To T. H. Huxley   25 November [1859]

Ilkley Wells House | Otley Yorkshire

Nov. 25th

My dear Huxley

I rejoice beyond measure at Lecture.1 I shall be at home in a fortnight, when I could send you splendid folio coloured drawings of Pigeons.2 Would this be in time? If not I think I could write to my servant & have them sent to you.— If I do not hear I shall understand that about 15 or 16 days will be in time.—

I have had a kind yet slashing letter against me from poor dear old Sedgwick, “who has laughed till his sides ached at my Book”3 Phillips is cautious but decidedly, I fear, hostile.—4

Hurrah for Lecture it is grand!

In Haste | C. Darwin

Huxley had apparently completed plans to deliver a lecture on CD’s theory at the Royal Institution of Great Britain (see letter from J. D. Hooker, [21 November 1859], and letter to J. D. Hooker, [22 November 1859]).

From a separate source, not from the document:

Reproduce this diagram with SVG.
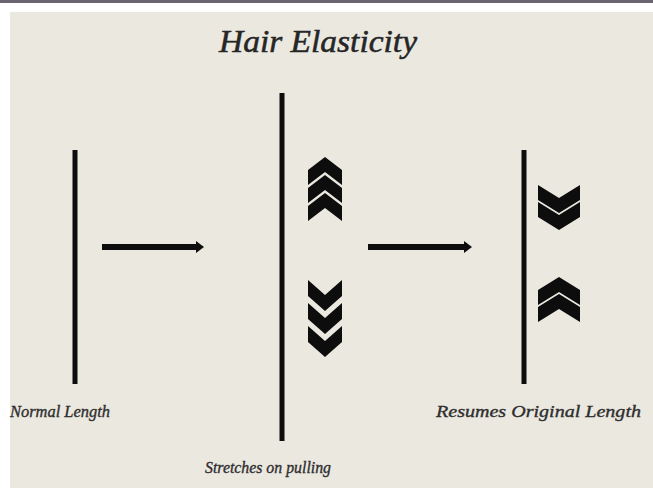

The lecture was delivered on 10 February 1860 (T. H. Huxley 1860).
At his lecture, Huxley exhibited skulls and illustrations of various breeds of domestic pigeons and discussed CD’s theory of their common origin from the wild rock pigeon (T. H. Huxley 1860,p. 197). See letter to T. H. Huxley, 16 December [1859]. The coloured drawings to which CD refers came from Eaton 1858. See also letter to T. H. Huxley, 13 December [1859].
John Phillips’s letter has not been found. CD had sent him a presentation copy of Origin (see letters to John Phillips, 11 November [1859] and 26 November [1859]).